Mardi en conférence de presse, après la 11e étape qui l'a vu conserver sans effort son maillot jaune, Lance Armstrong a rigolé, plaisantant comme jamais, s'amusant des questions qui lui étaient posées. Une attitude qui tranche avec la froideur dont il a fait preuve pour se débarrasser de ses adversaires. Est-il le nouveau patron du peloton? «Cette époque est révolue. Il n'y a plus de patron comme c'était le cas avec Bernard Hinault», répond l'Américain. Pourtant aujourd'hui, tous les coureurs ou presque acceptent sa supériorité. Ils courbent presque la tête, signe de respect et de soumission.

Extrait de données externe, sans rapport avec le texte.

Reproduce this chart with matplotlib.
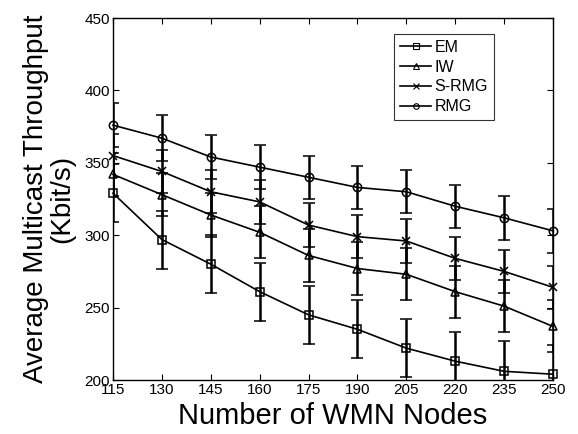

Ils acceptent presque de s'entre-déchirer pour... la seconde place.
Lundi, dans les Pyrénées, personne n'a donc pu lui résister. A chaque fois qu'il passait un adversaire, qu'il soit grimpeur comme Richard Virenque ou Jose Maria Jimenez, ou athlète complet, la différence sautait aux yeux. Non seulement le Texan avançait deux fois plus vite, mais ses jambes, toujours en souplesse, tournaient à une vitesse affolante. Il pédalait un peu à la manière d'un vététiste, mais sa vitesse était deux fois plus grande. Là non plus, ce n'est pas nouveau. L'année dernière, après sa démonstration sous la pluie dans la montée vers Sestrières, son rythme avait déjà impressionné. C'est peut-être là que réside son secret, même si, dans le cyclisme, on sait qu'un coureur en forme «arrive à tourner les jambes bien plus vite que ses adversaires».
Cette manière de pédaler, Lance Armstrong ne l'a pas toujours eue. Avant qu'il ne soit atteint d'un cancer, il avait plutôt l'habitude de monter en danseuse et de relancer souvent. Il pesait 79 kilos et était musculeux. Sa maladie lui fera perdre 7 kilos mais, au prix de longues séances de musculation, il a gardé sa puissance, mais sans la masse musculaire. Dès l'instant où son équipe, l'US Postal, fut certaine qu'il avait le profil d'un vainqueur du Tour – après le Tour d'Espagne 1998 qu'il a terminé 4e –, l'encadrement s'est mis au travail pour construire l'«Armstrong des montagnes».
Plus question d'emmener de gros braquets, habitude qu'il avait héritée de son passé de triathlète. Avant le Tour 99, il s'astreint plus souvent qu'à son tour à de longues sorties en pignon fixe. Pour améliorer son endurance, mais aussi pour apprendre à rester concentré sur son coup de pédale. «J'ai pris un soin particulier à travailler le geste et la souplesse», expliquait-il en septembre 1999 à Vélo Magazine. Plus question non plus de se lever. A force de tests et de recherches ergonomiques, l'US Postal a bâti un modèle de puissance.